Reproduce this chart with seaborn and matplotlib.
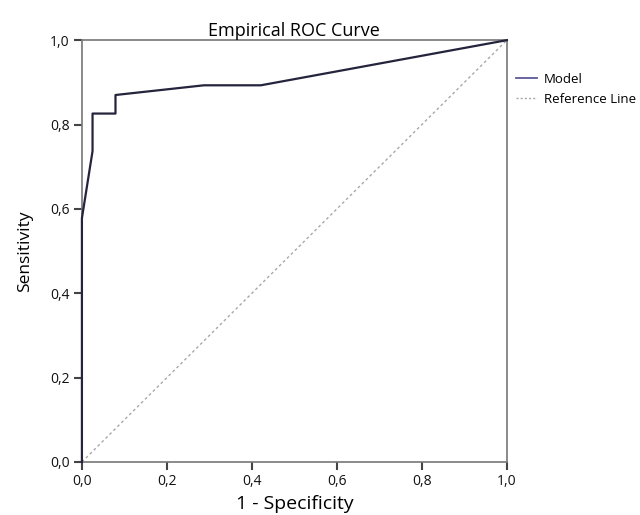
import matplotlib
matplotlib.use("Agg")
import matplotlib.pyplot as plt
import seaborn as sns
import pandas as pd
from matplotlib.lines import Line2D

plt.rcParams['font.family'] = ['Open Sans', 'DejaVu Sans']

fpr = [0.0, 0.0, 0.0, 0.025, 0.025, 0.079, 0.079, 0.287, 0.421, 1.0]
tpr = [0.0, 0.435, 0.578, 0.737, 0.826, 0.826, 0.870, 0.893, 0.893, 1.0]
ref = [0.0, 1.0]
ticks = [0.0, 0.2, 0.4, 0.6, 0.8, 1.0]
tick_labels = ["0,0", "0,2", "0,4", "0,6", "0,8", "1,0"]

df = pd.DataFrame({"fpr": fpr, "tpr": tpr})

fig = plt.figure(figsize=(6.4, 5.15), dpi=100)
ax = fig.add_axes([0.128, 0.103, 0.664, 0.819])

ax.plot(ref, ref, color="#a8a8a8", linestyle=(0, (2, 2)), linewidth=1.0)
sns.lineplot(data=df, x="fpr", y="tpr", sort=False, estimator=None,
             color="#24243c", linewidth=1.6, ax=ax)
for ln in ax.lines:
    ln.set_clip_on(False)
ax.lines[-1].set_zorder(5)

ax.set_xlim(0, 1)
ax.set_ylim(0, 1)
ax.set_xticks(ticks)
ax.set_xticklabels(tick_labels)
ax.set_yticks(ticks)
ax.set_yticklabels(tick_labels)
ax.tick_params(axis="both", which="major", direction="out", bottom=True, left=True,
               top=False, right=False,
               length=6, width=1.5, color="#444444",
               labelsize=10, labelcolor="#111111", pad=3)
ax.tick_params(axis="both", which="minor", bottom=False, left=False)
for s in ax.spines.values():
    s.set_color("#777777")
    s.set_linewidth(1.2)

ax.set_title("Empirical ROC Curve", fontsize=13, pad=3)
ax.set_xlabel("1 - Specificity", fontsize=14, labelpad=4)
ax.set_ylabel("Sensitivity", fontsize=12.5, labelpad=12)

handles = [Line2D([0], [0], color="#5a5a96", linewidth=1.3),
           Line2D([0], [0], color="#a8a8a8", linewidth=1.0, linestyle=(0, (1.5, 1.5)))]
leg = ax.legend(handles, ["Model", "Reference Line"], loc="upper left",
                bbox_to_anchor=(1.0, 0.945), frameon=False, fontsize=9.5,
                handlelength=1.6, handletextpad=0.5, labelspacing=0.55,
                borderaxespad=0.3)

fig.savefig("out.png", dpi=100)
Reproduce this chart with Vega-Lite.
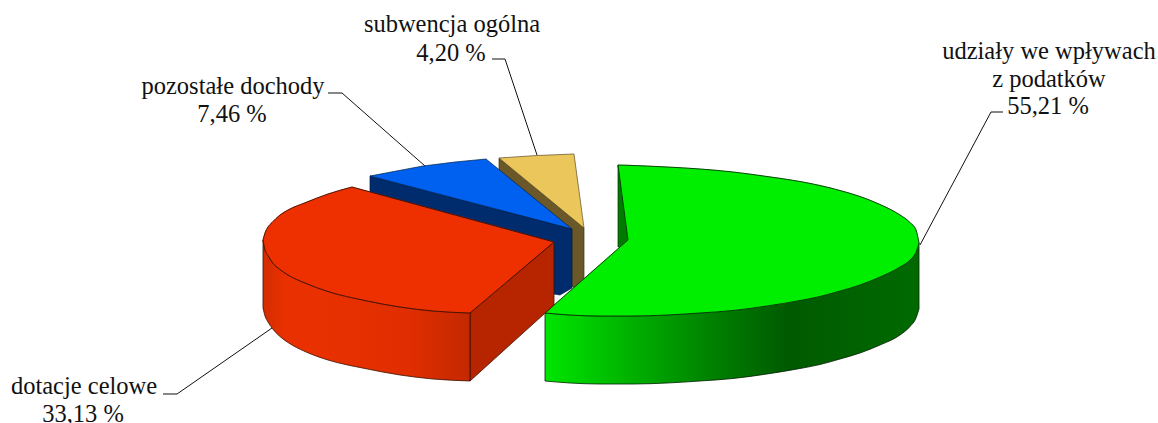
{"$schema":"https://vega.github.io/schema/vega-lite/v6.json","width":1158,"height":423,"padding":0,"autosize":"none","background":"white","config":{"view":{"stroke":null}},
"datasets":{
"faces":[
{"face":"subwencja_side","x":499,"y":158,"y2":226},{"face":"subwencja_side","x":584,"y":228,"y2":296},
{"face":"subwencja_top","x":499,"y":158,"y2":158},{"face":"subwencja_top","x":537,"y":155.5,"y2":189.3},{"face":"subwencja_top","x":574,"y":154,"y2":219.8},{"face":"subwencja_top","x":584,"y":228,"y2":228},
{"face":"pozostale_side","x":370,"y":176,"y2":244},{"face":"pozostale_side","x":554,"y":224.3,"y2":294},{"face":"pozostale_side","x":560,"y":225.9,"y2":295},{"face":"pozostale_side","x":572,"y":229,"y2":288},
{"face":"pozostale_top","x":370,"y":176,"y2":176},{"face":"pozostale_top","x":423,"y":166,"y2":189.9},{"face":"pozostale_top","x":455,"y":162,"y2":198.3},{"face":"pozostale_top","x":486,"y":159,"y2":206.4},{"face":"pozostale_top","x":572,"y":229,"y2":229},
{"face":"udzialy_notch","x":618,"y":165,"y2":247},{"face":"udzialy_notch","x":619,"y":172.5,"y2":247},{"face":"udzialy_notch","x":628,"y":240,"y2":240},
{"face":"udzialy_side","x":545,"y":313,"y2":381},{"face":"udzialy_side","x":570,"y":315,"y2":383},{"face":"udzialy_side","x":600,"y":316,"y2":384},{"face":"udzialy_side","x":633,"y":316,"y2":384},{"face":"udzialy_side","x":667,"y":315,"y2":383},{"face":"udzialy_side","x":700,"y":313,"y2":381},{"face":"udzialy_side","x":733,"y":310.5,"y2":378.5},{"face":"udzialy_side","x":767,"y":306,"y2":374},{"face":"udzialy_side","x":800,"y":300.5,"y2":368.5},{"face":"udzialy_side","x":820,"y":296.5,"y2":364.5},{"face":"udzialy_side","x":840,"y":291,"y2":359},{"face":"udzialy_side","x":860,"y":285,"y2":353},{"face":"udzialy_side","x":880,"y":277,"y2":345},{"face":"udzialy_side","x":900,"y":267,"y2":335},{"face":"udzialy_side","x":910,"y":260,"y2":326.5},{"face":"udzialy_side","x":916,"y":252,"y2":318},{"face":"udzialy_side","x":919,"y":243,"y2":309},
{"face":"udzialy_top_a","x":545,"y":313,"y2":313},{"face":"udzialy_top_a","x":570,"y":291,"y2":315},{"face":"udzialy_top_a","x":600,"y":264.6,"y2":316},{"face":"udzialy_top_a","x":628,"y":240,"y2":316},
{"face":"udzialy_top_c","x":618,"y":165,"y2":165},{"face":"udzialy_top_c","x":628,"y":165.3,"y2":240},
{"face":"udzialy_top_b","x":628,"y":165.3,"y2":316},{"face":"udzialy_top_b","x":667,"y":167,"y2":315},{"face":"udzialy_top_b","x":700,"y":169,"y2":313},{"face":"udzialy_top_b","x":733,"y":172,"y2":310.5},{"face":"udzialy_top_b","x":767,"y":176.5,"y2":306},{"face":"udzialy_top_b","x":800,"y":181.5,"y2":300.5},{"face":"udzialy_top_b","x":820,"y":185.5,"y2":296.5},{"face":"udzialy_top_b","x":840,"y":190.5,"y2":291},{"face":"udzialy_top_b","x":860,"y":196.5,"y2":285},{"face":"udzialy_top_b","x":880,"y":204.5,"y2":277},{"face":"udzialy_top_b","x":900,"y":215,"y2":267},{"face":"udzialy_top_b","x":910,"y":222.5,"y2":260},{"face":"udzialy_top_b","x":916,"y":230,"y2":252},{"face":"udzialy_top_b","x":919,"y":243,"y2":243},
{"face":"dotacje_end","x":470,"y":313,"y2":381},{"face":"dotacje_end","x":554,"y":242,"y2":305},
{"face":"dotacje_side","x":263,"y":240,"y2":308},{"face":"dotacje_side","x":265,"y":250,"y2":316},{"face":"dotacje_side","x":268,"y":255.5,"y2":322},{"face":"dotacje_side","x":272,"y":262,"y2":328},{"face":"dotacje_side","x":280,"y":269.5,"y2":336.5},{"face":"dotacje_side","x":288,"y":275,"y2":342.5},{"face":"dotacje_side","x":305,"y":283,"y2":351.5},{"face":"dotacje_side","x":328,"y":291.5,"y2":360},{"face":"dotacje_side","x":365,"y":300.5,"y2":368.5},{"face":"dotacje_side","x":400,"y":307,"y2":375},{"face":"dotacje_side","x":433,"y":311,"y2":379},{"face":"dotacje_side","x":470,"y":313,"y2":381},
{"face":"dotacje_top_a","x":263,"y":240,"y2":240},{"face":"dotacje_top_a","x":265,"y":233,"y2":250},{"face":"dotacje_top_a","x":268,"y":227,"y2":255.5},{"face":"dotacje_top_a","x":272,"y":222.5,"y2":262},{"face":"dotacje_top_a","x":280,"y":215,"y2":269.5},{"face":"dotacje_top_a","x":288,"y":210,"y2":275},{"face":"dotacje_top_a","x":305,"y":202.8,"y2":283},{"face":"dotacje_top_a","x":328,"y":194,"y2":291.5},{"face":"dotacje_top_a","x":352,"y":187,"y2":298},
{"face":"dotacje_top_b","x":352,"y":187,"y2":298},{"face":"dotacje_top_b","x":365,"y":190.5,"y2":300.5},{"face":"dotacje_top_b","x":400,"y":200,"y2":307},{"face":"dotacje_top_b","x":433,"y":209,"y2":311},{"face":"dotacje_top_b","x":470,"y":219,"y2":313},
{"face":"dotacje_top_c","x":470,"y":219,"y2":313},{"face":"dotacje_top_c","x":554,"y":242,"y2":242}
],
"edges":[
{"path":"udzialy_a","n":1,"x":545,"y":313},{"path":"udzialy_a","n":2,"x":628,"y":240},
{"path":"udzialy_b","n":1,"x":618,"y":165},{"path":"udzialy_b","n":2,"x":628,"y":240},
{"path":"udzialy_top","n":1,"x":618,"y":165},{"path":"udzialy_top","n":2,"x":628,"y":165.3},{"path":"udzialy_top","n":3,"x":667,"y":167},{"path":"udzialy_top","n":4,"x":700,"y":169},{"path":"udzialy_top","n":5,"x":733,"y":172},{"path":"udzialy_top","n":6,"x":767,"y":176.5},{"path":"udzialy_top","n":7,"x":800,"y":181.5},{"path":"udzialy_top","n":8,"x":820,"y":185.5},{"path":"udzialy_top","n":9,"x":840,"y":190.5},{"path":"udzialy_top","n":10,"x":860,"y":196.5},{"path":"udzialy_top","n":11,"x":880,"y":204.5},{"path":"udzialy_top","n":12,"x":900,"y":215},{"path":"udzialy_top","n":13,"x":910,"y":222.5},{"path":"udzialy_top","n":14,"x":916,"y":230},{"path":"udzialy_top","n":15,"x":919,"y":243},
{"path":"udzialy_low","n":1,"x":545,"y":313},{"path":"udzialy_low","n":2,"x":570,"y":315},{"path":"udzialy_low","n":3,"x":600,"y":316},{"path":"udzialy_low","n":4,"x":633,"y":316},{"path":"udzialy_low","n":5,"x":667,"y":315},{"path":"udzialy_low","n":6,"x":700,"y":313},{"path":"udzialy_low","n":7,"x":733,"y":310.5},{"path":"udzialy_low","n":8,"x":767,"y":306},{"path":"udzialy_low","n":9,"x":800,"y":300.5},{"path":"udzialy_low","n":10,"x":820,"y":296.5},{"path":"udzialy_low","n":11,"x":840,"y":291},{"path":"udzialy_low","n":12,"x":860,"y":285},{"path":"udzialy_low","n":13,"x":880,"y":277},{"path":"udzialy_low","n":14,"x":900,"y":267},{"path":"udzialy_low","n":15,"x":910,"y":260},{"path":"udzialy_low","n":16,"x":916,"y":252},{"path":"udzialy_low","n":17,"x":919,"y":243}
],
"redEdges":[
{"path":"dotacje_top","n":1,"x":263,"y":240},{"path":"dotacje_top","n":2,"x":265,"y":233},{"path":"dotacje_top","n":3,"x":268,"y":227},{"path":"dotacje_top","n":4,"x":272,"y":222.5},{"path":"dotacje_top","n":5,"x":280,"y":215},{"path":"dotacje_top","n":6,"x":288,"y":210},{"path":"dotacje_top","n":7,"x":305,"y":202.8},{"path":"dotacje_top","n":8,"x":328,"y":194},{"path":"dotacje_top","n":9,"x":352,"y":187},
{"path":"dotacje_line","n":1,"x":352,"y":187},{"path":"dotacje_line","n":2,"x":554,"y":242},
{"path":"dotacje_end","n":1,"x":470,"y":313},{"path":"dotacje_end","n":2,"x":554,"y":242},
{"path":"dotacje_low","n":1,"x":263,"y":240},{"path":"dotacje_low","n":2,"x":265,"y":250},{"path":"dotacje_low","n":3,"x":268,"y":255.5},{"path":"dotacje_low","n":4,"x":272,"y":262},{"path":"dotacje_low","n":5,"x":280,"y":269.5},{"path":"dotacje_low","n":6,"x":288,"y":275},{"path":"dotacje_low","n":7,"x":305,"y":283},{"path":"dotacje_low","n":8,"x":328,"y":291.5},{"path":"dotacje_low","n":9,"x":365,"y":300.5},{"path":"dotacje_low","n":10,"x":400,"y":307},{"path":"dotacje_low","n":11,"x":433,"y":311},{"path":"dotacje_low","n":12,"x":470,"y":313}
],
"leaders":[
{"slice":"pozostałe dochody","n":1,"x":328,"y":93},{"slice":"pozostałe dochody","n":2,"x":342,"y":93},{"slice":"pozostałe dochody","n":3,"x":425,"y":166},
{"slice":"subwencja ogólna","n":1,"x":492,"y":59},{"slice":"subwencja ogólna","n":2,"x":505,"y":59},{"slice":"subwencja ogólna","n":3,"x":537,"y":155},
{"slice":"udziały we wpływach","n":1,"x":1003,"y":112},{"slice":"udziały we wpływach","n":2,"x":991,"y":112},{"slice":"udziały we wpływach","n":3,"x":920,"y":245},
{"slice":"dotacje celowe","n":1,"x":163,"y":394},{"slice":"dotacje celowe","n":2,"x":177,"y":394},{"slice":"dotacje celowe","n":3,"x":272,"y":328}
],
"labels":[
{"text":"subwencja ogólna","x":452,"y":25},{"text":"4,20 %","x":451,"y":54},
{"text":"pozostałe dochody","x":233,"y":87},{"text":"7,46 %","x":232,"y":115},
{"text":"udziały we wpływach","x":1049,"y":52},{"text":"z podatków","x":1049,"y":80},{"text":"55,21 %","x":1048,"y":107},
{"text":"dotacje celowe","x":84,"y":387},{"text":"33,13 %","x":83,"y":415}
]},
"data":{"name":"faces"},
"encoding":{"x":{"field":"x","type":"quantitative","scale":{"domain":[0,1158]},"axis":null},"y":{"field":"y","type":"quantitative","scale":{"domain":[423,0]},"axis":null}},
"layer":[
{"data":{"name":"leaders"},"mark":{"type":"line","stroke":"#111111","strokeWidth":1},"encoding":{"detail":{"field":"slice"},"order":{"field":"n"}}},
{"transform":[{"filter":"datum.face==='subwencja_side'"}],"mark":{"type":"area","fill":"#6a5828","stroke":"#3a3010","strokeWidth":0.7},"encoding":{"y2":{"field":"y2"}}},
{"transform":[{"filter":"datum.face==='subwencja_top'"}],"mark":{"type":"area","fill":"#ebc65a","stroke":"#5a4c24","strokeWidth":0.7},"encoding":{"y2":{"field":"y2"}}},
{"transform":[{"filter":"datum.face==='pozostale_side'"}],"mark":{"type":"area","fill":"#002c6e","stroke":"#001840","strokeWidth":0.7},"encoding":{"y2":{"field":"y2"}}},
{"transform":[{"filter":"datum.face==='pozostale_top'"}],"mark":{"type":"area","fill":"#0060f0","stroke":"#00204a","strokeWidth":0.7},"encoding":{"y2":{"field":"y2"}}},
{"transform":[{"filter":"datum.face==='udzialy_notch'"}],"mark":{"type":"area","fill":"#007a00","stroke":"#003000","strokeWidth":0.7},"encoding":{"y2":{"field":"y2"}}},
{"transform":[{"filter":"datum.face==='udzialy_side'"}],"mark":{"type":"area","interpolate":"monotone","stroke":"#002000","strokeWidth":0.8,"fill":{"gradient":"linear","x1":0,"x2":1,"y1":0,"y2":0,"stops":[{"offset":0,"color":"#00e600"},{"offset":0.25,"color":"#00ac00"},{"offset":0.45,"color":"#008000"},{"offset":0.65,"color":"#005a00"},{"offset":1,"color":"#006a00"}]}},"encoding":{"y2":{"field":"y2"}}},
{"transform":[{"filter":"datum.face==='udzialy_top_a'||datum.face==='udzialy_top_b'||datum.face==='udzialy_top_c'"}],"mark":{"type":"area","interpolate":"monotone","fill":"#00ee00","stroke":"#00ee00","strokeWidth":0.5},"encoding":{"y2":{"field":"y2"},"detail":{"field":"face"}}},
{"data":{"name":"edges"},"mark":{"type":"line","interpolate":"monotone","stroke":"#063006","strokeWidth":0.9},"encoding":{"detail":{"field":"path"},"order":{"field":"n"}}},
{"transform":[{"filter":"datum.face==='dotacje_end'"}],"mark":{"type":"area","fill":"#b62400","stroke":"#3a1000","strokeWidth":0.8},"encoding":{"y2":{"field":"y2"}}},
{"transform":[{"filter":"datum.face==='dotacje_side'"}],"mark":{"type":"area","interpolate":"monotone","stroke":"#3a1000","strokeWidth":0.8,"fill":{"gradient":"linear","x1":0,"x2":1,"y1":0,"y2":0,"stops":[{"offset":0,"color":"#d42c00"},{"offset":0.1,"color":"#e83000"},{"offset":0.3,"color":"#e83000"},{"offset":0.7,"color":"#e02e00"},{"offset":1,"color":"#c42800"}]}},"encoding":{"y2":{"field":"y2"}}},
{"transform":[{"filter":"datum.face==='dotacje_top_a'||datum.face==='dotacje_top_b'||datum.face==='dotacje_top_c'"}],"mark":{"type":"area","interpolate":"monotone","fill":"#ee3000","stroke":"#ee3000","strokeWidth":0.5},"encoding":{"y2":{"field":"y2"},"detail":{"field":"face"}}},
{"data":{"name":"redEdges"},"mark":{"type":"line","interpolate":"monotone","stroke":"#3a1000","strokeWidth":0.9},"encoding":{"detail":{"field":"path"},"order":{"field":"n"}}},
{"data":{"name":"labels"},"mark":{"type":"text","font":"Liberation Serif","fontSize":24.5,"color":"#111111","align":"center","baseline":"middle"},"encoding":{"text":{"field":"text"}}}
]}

### DIRECTIONS:
Your task is to return the lines above, from the first one up to and including the line containing "ax = fig.add_axes([0.128, 0.103, 0.664, 0.819])", minus any pictures.

### SOLVED EXERCISE:
Reproduce this chart with seaborn and matplotlib.
import matplotlib
matplotlib.use("Agg")
import matplotlib.pyplot as plt
import seaborn as sns
import pandas as pd
from matplotlib.lines import Line2D

plt.rcParams['font.family'] = ['Open Sans', 'DejaVu Sans']

fpr = [0.0, 0.0, 0.0, 0.025, 0.025, 0.079, 0.079, 0.287, 0.421, 1.0]
tpr = [0.0, 0.435, 0.578, 0.737, 0.826, 0.826, 0.870, 0.893, 0.893, 1.0]
ref = [0.0, 1.0]
ticks = [0.0, 0.2, 0.4, 0.6, 0.8, 1.0]
tick_labels = ["0,0", "0,2", "0,4", "0,6", "0,8", "1,0"]

df = pd.DataFrame({"fpr": fpr, "tpr": tpr})

fig = plt.figure(figsize=(6.4, 5.15), dpi=100)
ax = fig.add_axes([0.128, 0.103, 0.664, 0.819])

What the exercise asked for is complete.